--- Start ---

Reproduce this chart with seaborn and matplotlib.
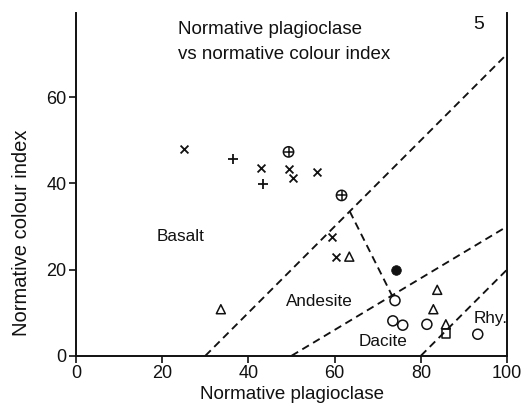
import matplotlib
matplotlib.use("Agg")
import matplotlib.pyplot as plt
import seaborn as sns

# ---- data (normative plagioclase, normative colour index) ----
cross_x = [25, 43, 49.3, 50.4, 56, 59.3, 60.3]
cross_y = [48, 43.6, 43.4, 41.3, 42.7, 27.6, 22.8]
plus_x = [36.5, 43.3]
plus_y = [45.7, 39.9]
oplus_x = [49.3, 61.6]
oplus_y = [47.3, 37.2]
tri_x = [33.6, 63.4, 83.8, 82.9, 85.8]
tri_y = [10.8, 23.0, 15.3, 10.8, 7.3]
circ_x = [74.0, 73.5, 75.8, 81.4, 93.2]
circ_y = [12.8, 8.1, 7.1, 7.3, 5.0]
dot_x = [74.2]
dot_y = [19.9]
sq_x = [85.8]
sq_y = [5.2]

# field boundaries
bound_basalt_x = [30, 100]
bound_basalt_y = [0, 70]
bound_andesite_x = [50, 100]
bound_andesite_y = [0, 30]
bound_dacite_x = [80, 100]
bound_dacite_y = [0, 20]
tie_x = [63.5, 73.3]
tie_y = [33.5, 14.0]

field_names = ["Basalt", "Andesite", "Dacite", "Rhy."]
field_x = [24.3, 56.5, 71.3, 96.1]
field_y = [27.6, 12.5, 3.4, 8.7]

sns.set_theme(style="ticks")
plt.rcParams["font.family"] = ["Liberation Sans", "DejaVu Sans"]

fig = plt.figure(figsize=(5.26, 4.08), dpi=100)
ax = fig.add_axes([0.1445, 0.128, 0.8195, 0.841])

ink = "#111111"
dash = (4.1, 2.6)
for bx, by in [(bound_basalt_x, bound_basalt_y),
               (bound_andesite_x, bound_andesite_y),
               (bound_dacite_x, bound_dacite_y),
               (tie_x, tie_y)]:
    sns.lineplot(x=bx, y=by, ax=ax, color=ink, lw=1.35, dashes=False,
                 linestyle=(0, dash), sort=False, estimator=None)

kw = dict(ax=ax, legend=False, zorder=3)
sns.scatterplot(x=cross_x, y=cross_y, marker="x", s=32, color=ink, linewidth=1.3, **kw)
sns.scatterplot(x=plus_x, y=plus_y, marker="+", s=55, color=ink, linewidth=1.3, **kw)
sns.scatterplot(x=oplus_x, y=oplus_y, marker="o", s=55, facecolor="none", edgecolor=ink, linewidth=1.1, **kw)
sns.scatterplot(x=oplus_x, y=oplus_y, marker="+", s=55, color=ink, linewidth=1.1, **kw)
sns.scatterplot(x=tri_x, y=tri_y, marker="^", s=42, facecolor="none", edgecolor=ink, linewidth=1.1, **kw)
sns.scatterplot(x=circ_x, y=circ_y, marker="o", s=52, facecolor="none", edgecolor=ink, linewidth=1.1, **kw)
sns.scatterplot(x=dot_x, y=dot_y, marker="o", s=48, color=ink, edgecolor=ink, **kw)
sns.scatterplot(x=sq_x, y=sq_y, marker="s", s=38, facecolor="none", edgecolor=ink, linewidth=1.1, **kw)

for name, fx, fy in zip(field_names, field_x, field_y):
    ax.text(fx, fy, name, ha="center", va="center", fontsize=12.3, color=ink)

ax.set_xlim(0, 100)
ax.set_ylim(0, 79.6)
ax.set_xticks([0, 20, 40, 60, 80, 100])
ax.set_yticks([0, 20, 40, 60])
ax.tick_params(direction="out", length=5, width=1.2, labelsize=13, colors=ink, pad=2)
for side in ["left", "bottom", "right"]:
    ax.spines[side].set_linewidth(1.4)
    ax.spines[side].set_color(ink)
ax.spines["top"].set_visible(False)
ax.spines["right"].set_visible(True)

ax.set_xlabel("Normative plagioclase", fontsize=13.5, color=ink)
ax.xaxis.set_label_coords(0.502, -0.088)
ax.set_ylabel("Normative colour index", fontsize=14.5, color=ink)
ax.yaxis.set_label_coords(-0.105, 0.358)

ax.text(0.236, 0.976, "Normative plagioclase\nvs normative colour index",
        transform=ax.transAxes, ha="left", va="top", fontsize=13.5,
        color=ink, linespacing=1.65)
ax.text(0.933, 0.99, "5", transform=ax.transAxes, ha="center", va="top",
        fontsize=14, color=ink)

fig.savefig("out.png", dpi=100)
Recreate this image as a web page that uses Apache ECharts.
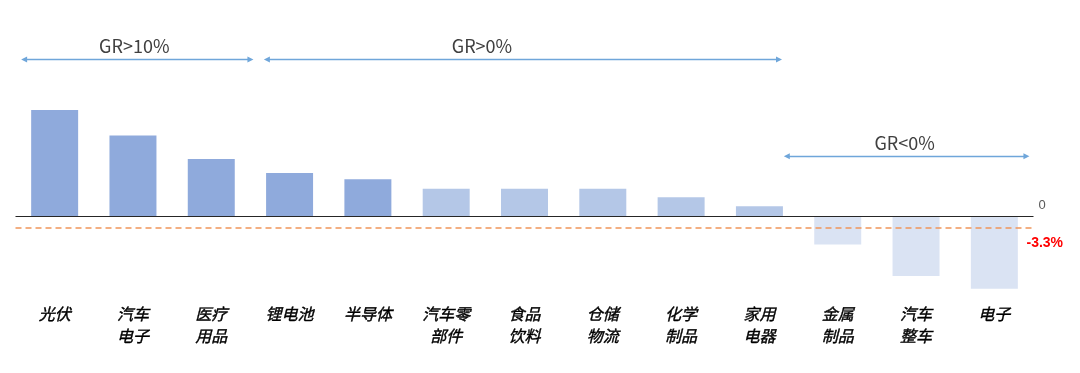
<!DOCTYPE html>
<html>
<head>
<meta charset="utf-8">
<script src="https://cdn.jsdelivr.net/npm/echarts@6/dist/echarts.min.js"></script>
<style>html,body{margin:0;padding:0;background:#fff}#c{width:1080px;height:373px}</style>
</head>
<body>
<div id="c"></div>
<script>
const categories = ['光伏','汽车\n电子','医疗\n用品','锂电池','半导体','汽车零\n部件','食品\n饮料','仓储\n物流','化学\n制品','家用\n电器','金属\n制品','汽车\n整车','电子'];
const values = [30.8, 23.4, 16.6, 12.5, 10.7, 8.0, 8.0, 8.0, 5.5, 2.9, -8.2, -17.3, -21.0];
const averageValue = -3.3;
const zeroLabel = '0';
const groupNames = ['GR>10%', 'GR>0%', 'GR<0%'];
const groupFrom = [-0.39, 2.71, 9.35];
const groupTo = [2.50, 9.25, 12.41];
const groupLevel = [45.4, 45.4, 17.4];
const groupLabelShift = [-3, -41, -2];

const chart = echarts.init(document.getElementById('c'), null, {renderer: 'canvas'});

const arrowLines = groupNames.map((name, i) => [
  {
    coord: [groupFrom[i], groupLevel[i]],
    label: {
      show: true, formatter: name, position: 'insideMiddleTop', distance: 4,
      offset: [groupLabelShift[i], 0],
      color: '#404040', fontSize: 18, fontFamily: 'Noto Sans CJK SC'
    }
  },
  { coord: [groupTo[i], groupLevel[i]] }
]);

chart.setOption({
  animation: false,
  backgroundColor: '#fff',
  grid: { left: 15.5, right: 46.5, top: 43.55, bottom: 80.7, containLabel: false, outerBoundsMode: 'none' },
  xAxis: [
    {
      type: 'category',
      data: categories,
      axisLine: { show: false, onZero: false },
      axisTick: { show: false },
      axisLabel: {
        interval: 0, margin: 11, color: '#000', fontSize: 16, lineHeight: 22,
        fontStyle: 'italic', fontFamily: 'Noto Sans CJK SC',
        textBorderColor: '#000', textBorderWidth: 0.4
      },
      splitLine: { show: false }
    },
    { type: 'value', min: -0.5, max: 12.5, show: false }
  ],
  yAxis: { type: 'value', min: -22, max: 50, show: false, splitLine: { show: false } },
  series: [
    {
      type: 'bar',
      data: values,
      barWidth: '60%',
      itemStyle: {
        color: p => p.value < 0 ? '#DAE3F3' : (p.dataIndex < 5 ? '#8FAADC' : '#B4C7E7')
      },
      markLine: {
        silent: true,
        symbol: 'none',
        data: [
          {
            yAxis: 0,
            lineStyle: { color: '#262626', width: 1.2, type: 'solid' },
            label: { show: true, position: 'end', formatter: zeroLabel, offset: [0, -11],
              color: '#595959', fontSize: 13, fontFamily: 'Liberation Sans' }
          },
          {
            yAxis: averageValue,
            lineStyle: { color: '#F0955A', width: 1.5, type: [6, 4] },
            label: { show: true, position: 'end', formatter: averageValue + '%', offset: [-12, 15],
              color: '#FF0000', fontSize: 14, fontWeight: 'bold', fontFamily: 'Liberation Sans' }
          }
        ]
      }
    },
    {
      type: 'line',
      xAxisIndex: 1,
      yAxisIndex: 0,
      data: [],
      markLine: {
        silent: true,
        symbol: ['triangle', 'triangle'],
        symbolSize: 6,
        lineStyle: { color: '#6FA6DA', width: 1.3, type: 'solid' },
        data: arrowLines
      }
    }
  ]
});
</script>
</body>
</html>
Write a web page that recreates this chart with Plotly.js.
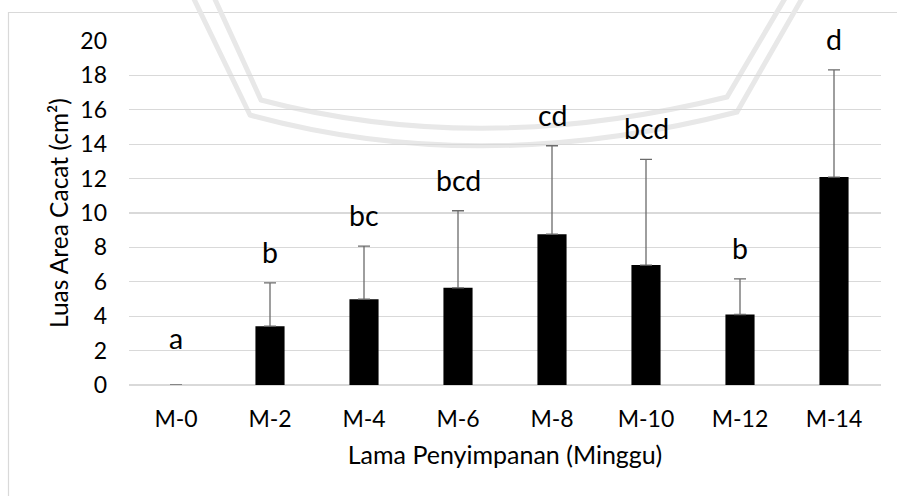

--- End ---

Repeat, word for word and with no pictures, only the lines running from the beginning of the data to the line that contains "sq_y = [5.2]".

Reproduce this chart with seaborn and matplotlib.
import matplotlib
matplotlib.use("Agg")
import matplotlib.pyplot as plt
import seaborn as sns

# ---- data (normative plagioclase, normative colour index) ----
cross_x = [25, 43, 49.3, 50.4, 56, 59.3, 60.3]
cross_y = [48, 43.6, 43.4, 41.3, 42.7, 27.6, 22.8]
plus_x = [36.5, 43.3]
plus_y = [45.7, 39.9]
oplus_x = [49.3, 61.6]
oplus_y = [47.3, 37.2]
tri_x = [33.6, 63.4, 83.8, 82.9, 85.8]
tri_y = [10.8, 23.0, 15.3, 10.8, 7.3]
circ_x = [74.0, 73.5, 75.8, 81.4, 93.2]
circ_y = [12.8, 8.1, 7.1, 7.3, 5.0]
dot_x = [74.2]
dot_y = [19.9]
sq_x = [85.8]
sq_y = [5.2]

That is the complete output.